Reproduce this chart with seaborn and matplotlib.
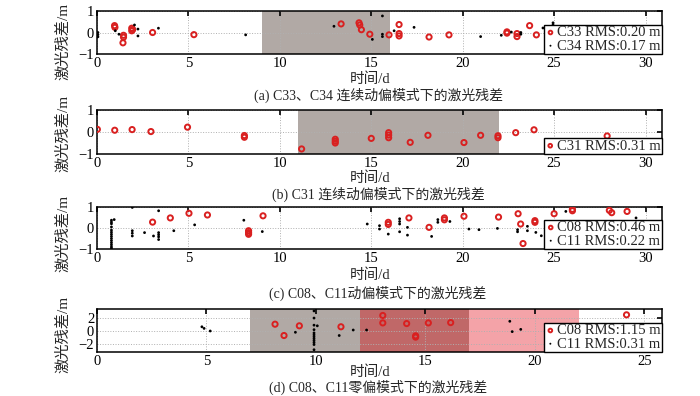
import matplotlib
matplotlib.use("Agg")
import matplotlib.pyplot as plt
import seaborn as sns

# ---- data ----
# (a) C33 / C34
a_c33_x = [0.96, 0.98, 1.45, 1.45, 1.42, 1.9, 1.9, 1.95, 3.04, 5.3, 13.35, 14.33, 14.37, 14.46, 14.92,
           15.97, 16.52, 16.52, 16.52, 18.16, 19.25, 22.42, 22.42, 22.97, 22.97, 23.66, 24.03, 25.12]
a_c33_y = [0.32, 0.24, -0.13, -0.22, -0.48, 0.2, 0.08, 0.14, 0.0, -0.1, 0.4, 0.45, 0.35, 0.13, -0.08,
           -0.11, 0.37, -0.05, -0.16, -0.21, -0.11, 0.03, -0.03, -0.05, -0.19, 0.32, -0.11, -0.27]
a_c34_x = [0.05, 0.05, 0.05, 1.0, 1.2, 2.05, 2.24, 2.24, 3.36, 8.13, 12.96, 15.06, 15.61, 15.61, 15.61,
           16.25, 17.34, 20.98, 22.11, 22.66, 23.18, 23.18, 24.39, 24.94, 24.94, 24.94, 24.94]
a_c34_y = [0.0, -0.1, -0.2, 0.08, -0.08, 0.35, 0.16, -0.16, 0.2, -0.11, 0.29, -0.32, 0.77, -0.08, -0.19,
           0.08, 0.24, -0.19, -0.13, 0.02, 0.0, -0.08, 0.21, 0.45, 0.35, 0.25, 0.12]

# (b) C31
b_c31_x = [0.02, 0.97, 1.92, 2.95, 4.95, 8.06, 8.06, 11.19, 13.03, 13.03, 13.03, 15.0, 15.95, 15.95, 15.95,
           17.13, 18.1, 20.07, 20.98, 21.93, 21.93, 22.9, 23.9, 25.0, 27.9]
b_c31_y = [0.12, 0.08, 0.11, 0.02, 0.22, -0.16, -0.24, -0.77, -0.33, -0.42, -0.5, -0.29, -0.03, -0.14, -0.26,
           -0.47, -0.15, -0.48, -0.15, -0.17, -0.26, -0.03, 0.1, -0.85, -0.18]

# (c) C08 / C11 (yaw-steering)
c_c08_x = [3.04, 4.01, 5.03, 6.04, 8.29, 8.29, 8.29, 9.08, 15.93, 15.93, 17.06, 18.16, 19.0, 19.0, 20.07,
           21.96, 23.03, 23.17, 23.3, 23.95, 23.95, 25.0, 26.0, 26.0, 28.02, 28.15, 28.99]
c_c08_y = [0.28, 0.48, 0.7, 0.62, -0.13, -0.22, -0.3, 0.58, 0.27, 0.17, 0.48, 0.03, 0.48, 0.39, 0.56,
           0.52, 0.68, 0.19, -0.74, 0.35, 0.27, 0.68, 0.89, 0.82, 0.84, 0.73, 0.79]
c_c11_x = [0.79] * 14 + [0.94, 1.93, 1.93, 1.93, 1.93, 2.6, 3.09, 3.37, 3.37, 3.37, 3.37, 3.37, 4.2, 5.34,
           8.03, 9.04, 14.78, 15.45, 15.45, 15.93, 16.55, 16.55, 16.55, 16.55, 16.98, 16.98, 18.3, 18.64,
           18.64, 19.3, 20.34, 20.89, 21.9, 23.0, 23.0, 23.54, 23.54, 24.0, 24.3, 24.64, 25.64, 28.93, 29.48]
c_c11_y = [0.37, 0.28, 0.2, 0.05, -0.1, -0.2, -0.3, -0.4, -0.5, -0.6, -0.7, -0.8, -0.9, -0.97] + \
          [0.4, 0.98, -0.13, -0.25, -0.38, -0.22, -0.38, 0.82, -0.22, -0.32, -0.42, -0.55, -0.13, 0.15,
           0.37, -0.17, 0.19, 0.11, -0.05, -0.29, 0.44, 0.31, 0.19, -0.18, 0.03, -0.34, -0.4, 0.4,
           0.27, 0.31, -0.05, -0.08, -0.02, -0.18, -0.08, 0.08, -0.13, -0.21, -0.37, -0.34, 0.79, 0.31, 0.48]

# (d) C08 / C11 (zero-yaw)
d_c08_x = [8.13, 8.54, 9.24, 11.14, 13.05, 13.05, 14.14, 14.55, 14.55, 15.13, 16.15, 24.18]
d_c08_y = [1.05, -0.7, 0.8, 0.65, 2.4, 1.25, 1.15, -0.75, -0.95, 1.25, 1.3, 2.5]
d_c11_x = [4.79, 4.89, 5.17, 9.06] + [9.91] * 12 + [10.06, 11.06, 11.7, 12.31, 18.85, 18.96, 19.35]
d_c11_y = [0.65, 0.4, 0.0, -0.2] + [3.1, 2.0, 0.9, 0.2, -0.3, -0.6, -0.9, -1.2, -1.5, -1.8, -2.1, -2.9] + \
          [0.8, -0.7, 0.15, 0.15, 1.5, -0.1, 0.25]

# shaded periods (start, end, colour)
a_spans = [(9, 16, '#b1a9a5')]
b_spans = [(11, 22, '#b1a9a5')]
c_spans = []
d_spans = [(7, 12, '#b1a9a5'), (12, 17, '#c06868'), (17, 22, '#f4a3a8')]

labels_a = ['C33 RMS:0.20 m', 'C34 RMS:0.17 m']
labels_b = ['C31 RMS:0.31 m']
labels_c = ['C08 RMS:0.46 m', 'C11 RMS:0.22 m']
labels_d = ['C08 RMS:1.15 m', 'C11 RMS:0.31 m']
captions = ['(a) C33、C34 连续动偏模式下的激光残差',
            '(b) C31 连续动偏模式下的激光残差',
            '(c) C08、C11动偏模式下的激光残差',
            '(d) C08、C11零偏模式下的激光残差']

RED = '#d92020'

sns.set_style('white')
plt.rcParams['font.family'] = ['Liberation Serif', 'Noto Sans CJK SC']
plt.rcParams['axes.unicode_minus'] = True

W, H = 700, 396
fig = plt.figure(figsize=(7, 3.96), dpi=100)


def px_axes(top, bottom, left=97, right=662):
    return fig.add_axes([left / W, 1 - bottom / H, (right - left) / W, (bottom - top) / H])


def setup(ax, xmax, ylim, yticks, xticks, spans):
    for s0, s1, col in spans:
        ax.axvspan(s0, s1, color=col, lw=0, zorder=0)
    ax.set_xlim(0, xmax)
    ax.set_ylim(*ylim)
    ax.set_xticks(xticks)
    ax.set_yticks(yticks)
    ax.grid(True, ls=':', color='#b0b0b0', lw=0.7, zorder=0.5)
    ax.set_axisbelow(True)
    ax.tick_params(direction='in', length=3.5, width=1.2, top=True, right=True,
                   labelsize=10.5, pad=2, colors='black')
    for sp in ax.spines.values():
        sp.set_color('black')
        sp.set_linewidth(1.1)
    ax.set_xlabel('')
    ax.set_ylabel('')


def red_pts(ax, x, y, lab):
    sns.scatterplot(x=x, y=y, ax=ax, marker='o', s=14, facecolor='none',
                    edgecolor=RED, linewidth=1.4, label=lab, zorder=3)


def blk_pts(ax, x, y, lab):
    sns.scatterplot(x=x, y=y, ax=ax, marker='o', s=4, color='black',
                    edgecolor='none', linewidth=0, label=lab, zorder=3)


def legend(ax):
    leg = ax.legend(loc='lower right', fontsize=10.5, frameon=True, fancybox=False,
                    edgecolor='black', framealpha=1, borderaxespad=0, borderpad=0.1,
                    handletextpad=0.1, handlelength=0.7, labelspacing=0.0, markerscale=0.7)
    leg.get_frame().set_linewidth(1.0)
    leg.set_zorder(5)


panels = [(11, 54), (110, 154), (207, 249), (309, 352)]
yl_y = [41, 133, 233, 334]
xl_y = [79, 178, 275, 372]
cap_y = [95, 194, 293, 387]

ax = px_axes(*panels[0])
red_pts(ax, a_c33_x, a_c33_y, labels_a[0])
blk_pts(ax, a_c34_x, a_c34_y, labels_a[1])
setup(ax, 30.9, (-1, 1), [-1, 0, 1], range(0, 31, 5), a_spans)
legend(ax)

ax = px_axes(*panels[1])
red_pts(ax, b_c31_x, b_c31_y, labels_b[0])
setup(ax, 30.9, (-1, 1), [-1, 0, 1], range(0, 31, 5), b_spans)
legend(ax)

ax = px_axes(*panels[2])
red_pts(ax, c_c08_x, c_c08_y, labels_c[0])
blk_pts(ax, c_c11_x, c_c11_y, labels_c[1])
setup(ax, 30.9, (-1, 1), [-1, 0, 1], range(0, 31, 5), c_spans)
legend(ax)

ax = px_axes(*panels[3])
red_pts(ax, d_c08_x, d_c08_y, labels_d[0])
blk_pts(ax, d_c11_x, d_c11_y, labels_d[1])
setup(ax, 25.8, (-3.25, 3.4), [-2, 0, 2], range(0, 26, 5), d_spans)
legend(ax)

for ly, xy, cy, cap in zip(yl_y, xl_y, cap_y, captions):
    fig.text(63 / W, 1 - ly / H, '激光残差/m', rotation=90,
             ha='center', va='center', fontsize=11)
    fig.text(370 / W, 1 - xy / H, '时间/d', ha='center', va='center', fontsize=10.5)
    fig.text(378 / W, 1 - cy / H, cap, ha='center', va='center', fontsize=10)

fig.savefig('out.png', dpi=100)
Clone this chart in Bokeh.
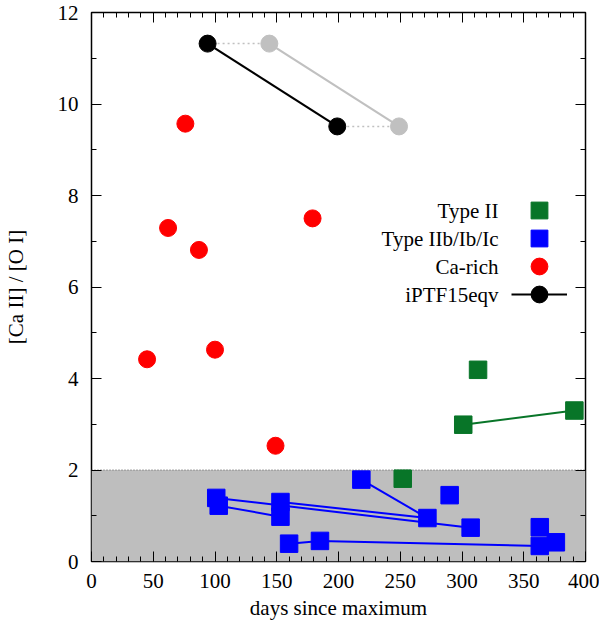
from bokeh.plotting import figure
from bokeh.models import (Range1d, LinearAxis, SingleIntervalTicker, BoxAnnotation,
                          Span, Label, Legend, LegendItem, CustomJSTickFormatter)
from bokeh.embed import file_html
from bokeh.resources import INLINE

# ---------------- data ----------------
ca_rich_days = [45, 62, 76, 87, 100, 149, 179]
ca_rich_ratio = [4.42, 7.29, 9.57, 6.81, 4.63, 2.53, 7.50]

type2_days = [252, 301, 313, 391]
type2_ratio = [1.81, 2.99, 4.19, 3.30]
type2_track_days = [301, 391]
type2_track_ratio = [2.99, 3.30]

stripped_days = [218.5, 290, 101, 103, 153, 153, 272, 307, 363, 160, 185, 363, 376]
stripped_ratio = [1.79, 1.45, 1.39, 1.22, 1.30, 0.98, 0.95, 0.74, 0.75, 0.39, 0.45, 0.34, 0.42]
stripped_tracks_days = [[218.5, 272], [101, 307], [103, 153], [153, 272], [160, 185, 363]]
stripped_tracks_ratio = [[1.79, 0.95], [1.39, 0.74], [1.22, 0.98], [1.30, 0.95], [0.39, 0.45, 0.34]]

iptf_days = [94, 199]
iptf_ratio = [11.32, 9.51]
iptf_shifted_days = [144, 249]

threshold = 2.0

legend_names = ["Type II", "Type IIb/Ib/Ic", "Ca-rich", "iPTF15eqv"]

# ---------------- style ----------------
FONT = "Liberation Serif"
FS = "21px"
GREEN = "#087528"
BLUE = "#0000ff"
RED = "#ff0000"
GREY = "#c0c0c0"

p = figure(width=599, height=626, x_range=Range1d(0, 400), y_range=Range1d(0, 12),
           output_backend="svg", toolbar_location=None,
           min_border_left=83, min_border_right=14, min_border_top=12, min_border_bottom=65)
p.xgrid.visible = False
p.ygrid.visible = False
p.outline_line_color = "black"
p.outline_line_width = 1.5
p.outline_line_alpha = 1.0
p.background_fill_color = "white"
p.border_fill_color = "white"

def style_axis(ax, ticker, show_labels):
    ax.ticker = ticker
    ax.axis_line_color = None
    ax.major_tick_in = 10
    ax.major_tick_out = 0
    ax.minor_tick_in = 5
    ax.minor_tick_out = 0
    ax.major_tick_line_color = "black"
    ax.minor_tick_line_color = "black"
    ax.major_tick_line_width = 1
    ax.minor_tick_line_width = 1
    if show_labels:
        ax.major_label_text_font = FONT
        ax.major_label_text_font_size = FS
        ax.major_label_text_color = "black"
    else:
        ax.formatter = CustomJSTickFormatter(code="return ''")
        ax.major_label_text_font_size = "0px"
        ax.major_label_standoff = 0

style_axis(p.xaxis[0], SingleIntervalTicker(interval=50, num_minor_ticks=5), True)
style_axis(p.yaxis[0], SingleIntervalTicker(interval=2, num_minor_ticks=2), True)
p.xaxis[0].major_label_standoff = 12
p.xaxis[0].axis_label = "days since maximum"
p.xaxis[0].axis_label_standoff = 5
p.yaxis[0].major_label_standoff = 13
p.yaxis[0].axis_label = "[Ca II] / [O I]"
p.yaxis[0].axis_label_standoff = 27
for ax in (p.xaxis[0], p.yaxis[0]):
    ax.axis_label_text_font = FONT
    ax.axis_label_text_font_size = FS
    ax.axis_label_text_font_style = "normal"
    ax.axis_label_text_color = "black"

top_ax = LinearAxis()
style_axis(top_ax, SingleIntervalTicker(interval=50, num_minor_ticks=5), False)
p.add_layout(top_ax, "above")
right_ax = LinearAxis()
style_axis(right_ax, SingleIntervalTicker(interval=2, num_minor_ticks=2), False)
p.add_layout(right_ax, "right")

# grey region below the threshold
p.add_layout(BoxAnnotation(bottom=0, top=threshold, fill_color="#bebebe", fill_alpha=1.0,
                           line_color=None, level="underlay"))
p.add_layout(Span(location=threshold, dimension="width", line_color="#5a5a5a",
                  line_dash="1 2", line_width=1.2, level="underlay"))

# iPTF15eqv shifted (grey) and connectors
for d0, d1, r in zip(iptf_days, iptf_shifted_days, iptf_ratio):
    p.line([d0, d1], [r, r], line_color=GREY, line_width=1.5, line_dash="2 3")
p.line(iptf_shifted_days, iptf_ratio, line_color=GREY, line_width=2.2)
p.scatter(iptf_shifted_days, iptf_ratio, marker="circle", size=17, color=GREY)

# Type IIb/Ib/Ic
p.multi_line(stripped_tracks_days, stripped_tracks_ratio, line_color=BLUE, line_width=2)
r_strip = p.scatter(stripped_days, stripped_ratio, marker="square", size=17.5, color=BLUE)

# Type II
p.line(type2_track_days, type2_track_ratio, line_color=GREEN, line_width=2)
r_t2 = p.scatter(type2_days, type2_ratio, marker="square", size=17.5, color=GREEN)

# Ca-rich
r_ca = p.scatter(ca_rich_days, ca_rich_ratio, marker="circle", size=17, color=RED)

# iPTF15eqv
r_il = p.line(iptf_days, iptf_ratio, line_color="black", line_width=2.2)
r_ic = p.scatter(iptf_days, iptf_ratio, marker="circle", size=17, color="black")

# legend: symbols on the right, text right-aligned to their left (one row each)
row_h = 28
leg_top = 351  # frame-relative y of first row centre
glyph_h = 42
for i, (name, rends) in enumerate(zip(legend_names, [[r_t2], [r_strip], [r_ca], [r_il, r_ic]])):
    yc = leg_top - i * row_h
    lg = Legend(items=[LegendItem(label=" ", renderers=rends)],
                location=(420, yc - glyph_h // 2), glyph_width=56, glyph_height=glyph_h,
                padding=0, margin=0, label_standoff=0, label_width=0, label_height=0,
                label_text_font_size="1px", border_line_color=None,
                background_fill_alpha=0)
    p.add_layout(lg, "center")
    p.add_layout(Label(x=407, y=yc, x_units="screen", y_units="screen",
                       text=name, text_align="right", text_baseline="middle",
                       text_font=FONT, text_font_size=FS, text_color="black"))

open("out.html", "w").write(file_html(p, INLINE))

[Problem to work on]:
Pictures stay out. Repeat only the lines from the beginning of the data through the line that has "import seaborn as sns".

[Solution]:
Reproduce this chart with seaborn and matplotlib.
import matplotlib
matplotlib.use("Agg")
import matplotlib.pyplot as plt
import seaborn as sns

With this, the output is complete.